William and Harold – the sharing of war Ideas.


The pennon on Harold’s spear proclaims him a knight. He had agreed to aid William in his rights in England. In William’s mind he was looking forward to the crown: Harold could not have believed such a thing, and probably felt that he could put William by merely becoming his vassal for certain holdings of his own there. This master-vassal relationship was viewed in France as unbreakable. But in England a thegn or housecarle was obligated to serve as a warrior because he was of the noble caste first. Whether or not he possessed even a single acre of land made no difference. If the king or his earl summoned the freemen to war he went. If he held land in his own right he could take his holding “where he would.” He could choose his own master, and later leave him and choose another. If he held his land from the king, church or an earl, he could renounce his claims at any time and go elsewhere, and nothing was viewed as wrong with that in England. If Harold had any knowledge of the differences of fealty in Normandy, this knighting of his should have sent off warning bells.

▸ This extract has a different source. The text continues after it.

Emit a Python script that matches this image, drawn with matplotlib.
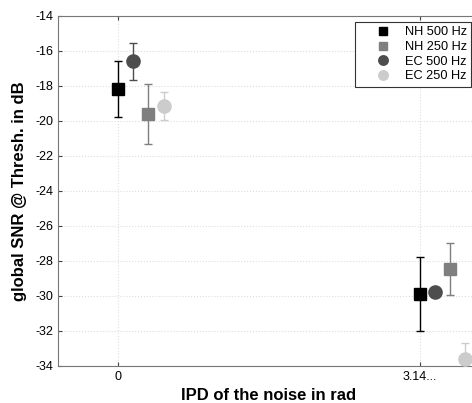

The rear of William’s helmet has tassles reserved for commanders. His mail is ornately decorated along the lower border. Although both hauberks appear to have “squared” rings, this is most likely the transition of the artisans from square and diamond patterns to rings, as they increased in familiarity with their work on the Tapestry. Note Harold’s sword scabbard extending below his mail, and the hilt showing through a slit in his armor. His sword belt is worn under his armor, very clearly depicted here.